Kolkata: ICore E-Services Ltd, one of the front-runners among West Bengal’s deposit-taking firms until a few months ago, is on the verge of collapse with its founder, Anukul Maiti, telling top agents at a secret meeting on Sunday that he wouldn’t be able to repay depositors immediately.

Agents alleged that the company has been delaying repayment of matured deposits since January. Pressure on it to return money intensified after the Saradha Group, another firm in the trade, went bust last month leaving depositors high and dry.

It isn’t immediately known if any formal complaint has been lodged with the police as yet, but agents and depositors appear to be running out of patience.

The iCore Group’s management remained incommunicado, and could not be contacted despite several attempts in the past few days.
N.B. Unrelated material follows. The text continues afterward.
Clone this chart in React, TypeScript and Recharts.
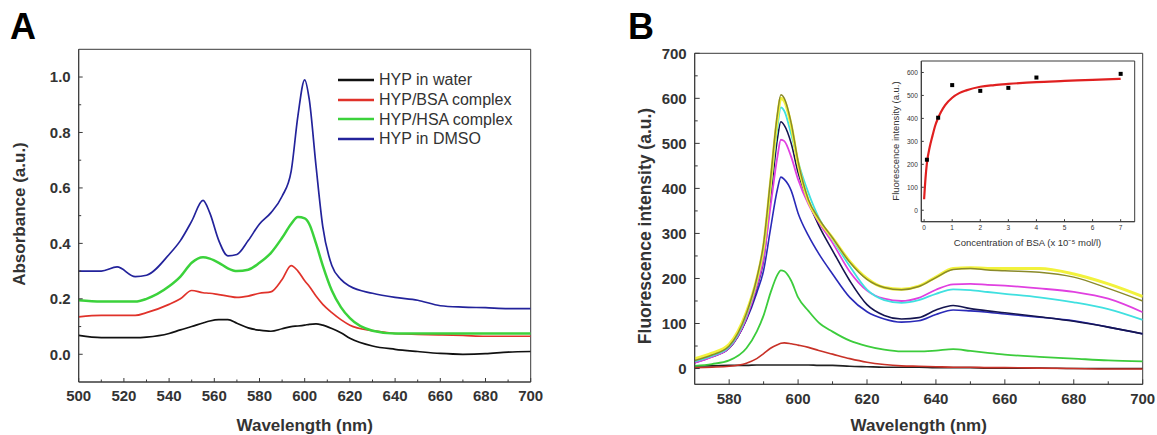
import React from 'react';
import { LineChart, ComposedChart, Line, Scatter, XAxis, YAxis, ReferenceArea, Legend, Label } from 'recharts';

const FONT = '"Liberation Sans", Arial, Helvetica, sans-serif';
const AXIS = '#3a3a3a';
const TXT = '#333333';

// ---------- Panel A: absorbance ----------
const wavelengthA = [500, 510, 517, 525, 530, 540, 545, 550, 555, 558, 562, 566, 570, 575, 580, 585, 590, 594, 597, 600, 602, 605, 608, 612, 616, 620, 630, 640, 650, 660, 670, 680, 690, 700];
const waterA = [0.068, 0.06, 0.06, 0.06, 0.062, 0.075, 0.088, 0.1, 0.113, 0.12, 0.125, 0.125, 0.112, 0.095, 0.087, 0.083, 0.092, 0.1, 0.102, 0.105, 0.108, 0.11, 0.105, 0.093, 0.078, 0.058, 0.03, 0.018, 0.01, 0.003, 0.0, 0.002, 0.008, 0.01];
const bsaA = [0.135, 0.14, 0.14, 0.14, 0.15, 0.18, 0.2, 0.23, 0.222, 0.22, 0.215, 0.21, 0.205, 0.21, 0.22, 0.225, 0.27, 0.32, 0.3, 0.265, 0.245, 0.21, 0.18, 0.15, 0.125, 0.105, 0.085, 0.075, 0.072, 0.07, 0.068, 0.065, 0.065, 0.065];
const hsaA = [0.195, 0.19, 0.19, 0.19, 0.2, 0.245, 0.28, 0.33, 0.35, 0.345, 0.33, 0.31, 0.3, 0.305, 0.33, 0.365, 0.42, 0.47, 0.495, 0.49, 0.47, 0.4, 0.32, 0.23, 0.17, 0.13, 0.085, 0.075, 0.075, 0.075, 0.075, 0.075, 0.075, 0.075];
const dmsoA = [0.3, 0.3, 0.315, 0.28, 0.285, 0.36, 0.41, 0.48, 0.555, 0.51, 0.41, 0.355, 0.36, 0.41, 0.47, 0.51, 0.57, 0.66, 0.86, 0.99, 0.92, 0.68, 0.46, 0.32, 0.27, 0.245, 0.22, 0.205, 0.195, 0.175, 0.17, 0.168, 0.165, 0.165];
const ticksXA = [500, 510, 520, 530, 540, 550, 560, 570, 580, 590, 600, 610, 620, 630, 640, 650, 660, 670, 680, 690, 700];
const ticksYA = [0, 0.1, 0.2, 0.3, 0.4, 0.5, 0.6, 0.7, 0.8, 0.9, 1.0];
const legendOrderA = ['HYP in water', 'HYP/BSA complex', 'HYP/HSA complex', 'HYP in DMSO'];

// ---------- Panel B: fluorescence ----------
const wavelengthB = [570, 575, 580, 585, 588, 590, 592, 594, 595, 596, 598, 600, 603, 606, 610, 615, 620, 625, 630, 635, 640, 645, 650, 655, 660, 670, 680, 690, 700];
const fB0 = [6, 6, 7, 7, 8, 8, 8, 8, 8, 8, 8, 8, 8, 7, 7, 5, 4, 3, 3, 3, 2, 2, 2, 1, 1, 1, 0, 0, 0];
const fB1 = [2, 3, 5, 12, 22, 33, 45, 53, 56, 57, 55, 52, 47, 40, 32, 22, 14, 9, 6, 5, 4, 3, 3, 2, 2, 1, 0, -1, -1];
const fB2 = [6, 10, 18, 45, 82, 118, 168, 208, 218, 216, 195, 158, 128, 102, 82, 62, 50, 42, 38, 38, 40, 43, 39, 35, 31, 26, 22, 18, 16];
const fB3 = [14, 27, 46, 108, 168, 218, 310, 398, 425, 420, 395, 345, 295, 255, 210, 158, 126, 110, 103, 106, 120, 130, 128, 125, 121, 114, 106, 92, 77];
const fB4 = [13, 26, 45, 110, 178, 242, 375, 510, 548, 540, 500, 435, 370, 318, 262, 195, 142, 118, 110, 113, 130, 140, 133, 128, 124, 115, 105, 92, 77];
const fB5 = [13, 26, 46, 112, 182, 245, 360, 470, 508, 505, 470, 420, 365, 325, 279, 215, 173, 155, 150, 157, 175, 187, 188, 186, 184, 178, 170, 155, 125];
const fB6 = [16, 28, 48, 118, 192, 265, 400, 535, 580, 572, 520, 460, 390, 335, 287, 227, 175, 152, 146, 152, 166, 176, 174, 170, 166, 158, 147, 132, 108];
const fB7 = [22, 34, 54, 125, 198, 272, 412, 556, 600, 594, 540, 455, 372, 330, 290, 238, 200, 180, 176, 183, 203, 222, 224, 222, 222, 222, 210, 188, 160];
const fB8 = [18, 30, 50, 122, 200, 278, 420, 565, 608, 600, 545, 460, 375, 333, 290, 236, 198, 180, 175, 182, 202, 220, 222, 219, 217, 214, 203, 178, 150];
const ticksXB = [580, 590, 600, 610, 620, 630, 640, 650, 660, 670, 680, 690, 700];
const ticksYB = [0, 50, 100, 150, 200, 250, 300, 350, 400, 450, 500, 550, 600, 650, 700];

// ---------- Inset: intensity vs BSA concentration ----------
const concPoints = [0.1, 0.5, 1, 2, 3, 4, 7];
const intensityPoints = [220, 403, 545, 520, 533, 578, 594];
const concFit = [0, 0.05, 0.1, 0.2, 0.3, 0.4, 0.5, 0.6, 0.75, 1, 1.25, 1.5, 2, 2.5, 3, 4, 5, 6, 7];
const intensityFit = [48, 140, 205, 275, 325, 370, 402, 428, 458, 490, 510, 522, 538, 545, 550, 558, 563, 568, 572];
const ticksXI = [0, 1, 2, 3, 4, 5, 6, 7];
const ticksYI = [0, 100, 200, 300, 400, 500, 600];

const rowsA = wavelengthA.map((w, i) => ({ w, water: waterA[i], bsa: bsaA[i], hsa: hsaA[i], dmso: dmsoA[i] }));
const rowsB = wavelengthB.map((w, i) => ({ w, b0: fB0[i], b1: fB1[i], b2: fB2[i], b3: fB3[i], b4: fB4[i], b5: fB5[i], b6: fB6[i], b7: fB7[i], b8: fB8[i] }));
const pointRows = concPoints.map((c, i) => ({ c, v: intensityPoints[i] }));
const fitRows = concFit.map((c, i) => ({ c, v: intensityFit[i] }));

type TickCfg = {
  orient: 'x' | 'y';
  margin: number;
  major: (v: number) => boolean;
  fmt: (v: number) => string;
  len: number;
  minorLen: number;
  fontSize: number;
  weight: string | number;
};

function makeTick(c: TickCfg) {
  return (p: any) => {
    const v = p.payload.value;
    const maj = c.major(v);
    if (c.orient === 'x') {
      const ay = p.y - c.margin;
      return (
        <g>
          <line x1={p.x} x2={p.x} y1={ay} y2={ay - (maj ? c.len : c.minorLen)} stroke={AXIS} strokeWidth={1} />
          {maj && (
            <text x={p.x} y={p.y} dy="0.72em" textAnchor="middle" fontSize={c.fontSize} fontWeight={c.weight} fontFamily={FONT} fill={TXT}>
              {c.fmt(v)}
            </text>
          )}
        </g>
      );
    }
    const ax = p.x + c.margin;
    return (
      <g>
        <line x1={ax} x2={ax + (maj ? c.len : c.minorLen)} y1={p.y} y2={p.y} stroke={AXIS} strokeWidth={1} />
        {maj && (
          <text x={p.x} y={p.y} dy="0.36em" textAnchor="end" fontSize={c.fontSize} fontWeight={c.weight} fontFamily={FONT} fill={TXT}>
            {c.fmt(v)}
          </text>
        )}
      </g>
    );
  };
}

const xTickA = makeTick({ orient: 'x', margin: 8, major: (v) => (v - 500) % 20 === 0, fmt: (v) => String(v), len: 4, minorLen: 2.5, fontSize: 15, weight: 'bold' });
const yTickA = makeTick({ orient: 'y', margin: 8, major: (v) => Math.round(v * 10) % 2 === 0, fmt: (v) => v.toFixed(1), len: 4, minorLen: 2.5, fontSize: 15, weight: 'bold' });
const xTickB = makeTick({ orient: 'x', margin: 8.5, major: (v) => v % 20 === 0, fmt: (v) => String(v), len: 5, minorLen: 3, fontSize: 15, weight: 'bold' });
const yTickB = makeTick({ orient: 'y', margin: 8, major: (v) => v % 100 === 0, fmt: (v) => String(v), len: 5, minorLen: 3, fontSize: 15, weight: 'bold' });
const xTickI = makeTick({ orient: 'x', margin: 4, major: () => true, fmt: (v) => String(v), len: 2.5, minorLen: 1.5, fontSize: 6.5, weight: 'normal' });
const yTickI = makeTick({ orient: 'y', margin: 3.5, major: () => true, fmt: (v) => String(v), len: 2.5, minorLen: 1.5, fontSize: 6.5, weight: 'normal' });

const titleText = (x: number, y: number, text: string, size: number, rotate: boolean, weight: string | number = 'bold') => () => (
  <text
    x={x}
    y={y}
    textAnchor="middle"
    dominantBaseline="central"
    fontSize={size}
    fontWeight={weight}
    fontFamily={FONT}
    fill={TXT}
    transform={rotate ? `rotate(-90, ${x}, ${y})` : undefined}
  >
    {text}
  </text>
);

const renderLegendA = (props: any) => {
  const items = [...(props.payload || [])].sort((a: any, b: any) => legendOrderA.indexOf(a.value) - legendOrderA.indexOf(b.value));
  return (
    <div style={{ fontFamily: FONT, fontSize: 16, color: TXT }}>
      {items.map((e: any) => (
        <div key={e.value} style={{ display: 'flex', alignItems: 'center', height: 19.8 }}>
          <svg width={36} height={4} style={{ display: 'block' }}>
            <line x1={0} x2={36} y1={2} y2={2} stroke={e.color} strokeWidth={2.4} />
          </svg>
          <span style={{ marginLeft: 5, lineHeight: '19.8px', whiteSpace: 'nowrap' }}>{e.value}</span>
        </div>
      ))}
    </div>
  );
};

const panelLetter = (left: number, letter: string) => (
  <div style={{ position: 'absolute', left, top: 9, fontFamily: FONT, fontWeight: 'bold', fontSize: 36, lineHeight: '36px', color: '#000' }}>{letter}</div>
);

export default function App() {
  return (
    <div style={{ position: 'absolute', left: 0, top: 0, width: 1157, height: 435, background: '#fff', overflow: 'hidden' }}>
      {panelLetter(10, 'A')}
      {panelLetter(628, 'B')}

      <div style={{ position: 'absolute', left: 0, top: 0 }}>
        <LineChart width={580} height={435} data={rowsA} margin={{ top: 49.3, left: 77.7, right: 49.3, bottom: 52 }}>
          <ReferenceArea x1={500} x2={700} y1={-0.1} y2={1.1} fill="none" stroke={AXIS} strokeWidth={1} ifOverflow="visible" />
          <XAxis type="number" dataKey="w" domain={[500, 700]} ticks={ticksXA} interval={0} tickSize={0} tickMargin={8} tick={xTickA} axisLine={{ stroke: AXIS }} height={1} allowDataOverflow>
            <Label content={titleText(304.7, 425, 'Wavelength (nm)', 17, false)} />
          </XAxis>
          <YAxis type="number" domain={[-0.1, 1.1]} ticks={ticksYA} interval={0} tickSize={0} tickMargin={8} tick={yTickA} axisLine={{ stroke: AXIS }} width={1} allowDataOverflow>
            <Label content={titleText(19, 214, 'Absorbance (a.u.)', 17, true)} />
          </YAxis>
          <Line type="monotone" dataKey="water" name="HYP in water" stroke="#111111" strokeWidth={1.7} dot={false} isAnimationActive={false} />
          <Line type="monotone" dataKey="bsa" name="HYP/BSA complex" stroke="#e0322a" strokeWidth={1.7} dot={false} isAnimationActive={false} />
          <Line type="monotone" dataKey="hsa" name="HYP/HSA complex" stroke="#3bd23b" strokeWidth={2.5} dot={false} isAnimationActive={false} />
          <Line type="monotone" dataKey="dmso" name="HYP in DMSO" stroke="#23239b" strokeWidth={1.7} dot={false} isAnimationActive={false} />
          <Legend layout="vertical" align="center" verticalAlign="middle" content={renderLegendA} wrapperStyle={{ left: 338, top: 70, width: 190, height: 80 }} />
        </LineChart>
      </div>

      <div style={{ position: 'absolute', left: 580, top: 0 }}>
        <LineChart width={577} height={435} data={rowsB} margin={{ top: 53.3, left: 113.7, right: 14.3, bottom: 49.7 }}>
          <ReferenceArea x1={570} x2={700} y1={-35} y2={700} fill="none" stroke={AXIS} strokeWidth={1} ifOverflow="visible" />
          <XAxis type="number" dataKey="w" domain={[570, 700]} ticks={ticksXB} interval={0} tickSize={0} tickMargin={8.5} tick={xTickB} axisLine={{ stroke: AXIS }} height={1} allowDataOverflow>
            <Label content={titleText(338.7, 425, 'Wavelength (nm)', 17, false)} />
          </XAxis>
          <YAxis type="number" domain={[-35, 700]} ticks={ticksYB} interval={0} tickSize={0} tickMargin={8} tick={yTickB} axisLine={{ stroke: AXIS }} width={1} allowDataOverflow>
            <Label content={titleText(65, 226, 'Fluorescence intensity (a.u.)', 17.5, true)} />
          </YAxis>
          <Line type="monotone" dataKey="b0" stroke="#222222" strokeWidth={1.6} dot={false} isAnimationActive={false} />
          <Line type="monotone" dataKey="b1" stroke="#c83228" strokeWidth={1.6} dot={false} isAnimationActive={false} />
          <Line type="monotone" dataKey="b2" stroke="#3ccc3c" strokeWidth={1.8} dot={false} isAnimationActive={false} />
          <Line type="monotone" dataKey="b3" stroke="#2a2ab8" strokeWidth={1.6} dot={false} isAnimationActive={false} />
          <Line type="monotone" dataKey="b4" stroke="#151550" strokeWidth={1.6} dot={false} isAnimationActive={false} />
          <Line type="monotone" dataKey="b5" stroke="#e040e0" strokeWidth={1.8} dot={false} isAnimationActive={false} />
          <Line type="monotone" dataKey="b6" stroke="#40e0e0" strokeWidth={1.8} dot={false} isAnimationActive={false} />
          <Line type="monotone" dataKey="b7" stroke="#f2f23c" strokeWidth={3} dot={false} isAnimationActive={false} />
          <Line type="monotone" dataKey="b8" stroke="#8a8a2a" strokeWidth={1.5} dot={false} isAnimationActive={false} />
        </LineChart>
      </div>

      <div style={{ position: 'absolute', left: 860, top: 50 }}>
        <ComposedChart width={290} height={205} margin={{ top: 11, left: 60.3, right: 15.3, bottom: 32.3 }}>
          <ReferenceArea x1={-0.1} x2={7.5} y1={-50} y2={650} fill="none" stroke={AXIS} strokeWidth={1} ifOverflow="visible" />
          <XAxis type="number" dataKey="c" domain={[-0.1, 7.5]} ticks={ticksXI} interval={0} tickSize={0} tickMargin={4} tick={xTickI} axisLine={{ stroke: AXIS }} height={1} allowDataOverflow>
            <Label content={titleText(167.5, 192.3, 'Concentration of BSA (x 10⁻⁵ mol/l)', 9.5, false, 'normal')} />
          </XAxis>
          <YAxis type="number" domain={[-50, 650]} ticks={ticksYI} interval={0} tickSize={0} tickMargin={3.5} tick={yTickI} axisLine={{ stroke: AXIS }} width={1} allowDataOverflow>
            <Label content={titleText(35, 91, 'Fluorescence intensity (a.u.)', 9.5, true, 'normal')} />
          </YAxis>
          <Line data={fitRows} type="monotone" dataKey="v" stroke="#e02020" strokeWidth={2.2} dot={false} isAnimationActive={false} />
          <Scatter
            data={pointRows}
            dataKey="v"
            fill="#000"
            isAnimationActive={false}
            shape={(p: any) => <rect x={p.cx - 2} y={p.cy - 2} width={4} height={4} fill="#000" />}
          />
        </ComposedChart>
      </div>
    </div>
  );
}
Fifty-year-old Maiti and his wife Kanika, also a director of the firm, appealed to agents on Sunday to lend 25,000 each to bail out the company, promising to repay them after iCore overcame the crisis by selling its fixed assets.

The group is said to have at least 100,000 agents.

Thousands turned up for Sunday’s meeting, though only the upper echelons of the firm’s sales force was invited for what was to be a secret meeting to chalk out a survival plan.

It had an air of déjà vu about it: Saradha Group chairman Sudipta Sen also held similar meetings with his field agents in the run up to its collapse but eventually gave up and fled Kolkata.

Things went out of hand and Anukul Maiti and his wife had to be rescued by their private security guards from irate agents, said people who attended Sunday’s meeting at a hall on the southern fringes of Kolkata. These people refused to be identified.

iCore, which runs a shopping mall in south Kolkata’s Bhawanipore neighbourhood and several other businesses, used to receive money from depositors as advance from customers. It owed them at least 305 crore at the end of fiscal 2010-11, shows its balance sheet for the year—the last filed by it with the Registrar of Companies.

Apart from that, in fiscal 2011, Mega Mould India Ltd, a unit of the iCore Group that described itself as trader of finished goods, raised 200 crore through a sale of secured debentures, mortgaging its own goodwill—an accounting term that means the intangible worth of a company’s brand and businesses.

Normally, under global accounting norms, a company cannot on its own determine the value of its goodwill unless it has paid for it in some manner, said an auditor, who too did not wish to be named. “I doubt if this company has ever paid anything at all for its goodwill, so it is bizarre that it was allowed to mortgage it to sell secured debentures," he added.

Anukul Maiti told agents on Sunday that his iCore Group had an outstanding liability of 750 crore, according to people who attended the meeting. This could not be independently verified.

On Monday, a large number of agents turned up at iCore’s corporate office in central Kolkata seeking immediate refund of matured deposits. They said some of them had been given post-dated cheques that cannot be cashed until July—in some cases, until August.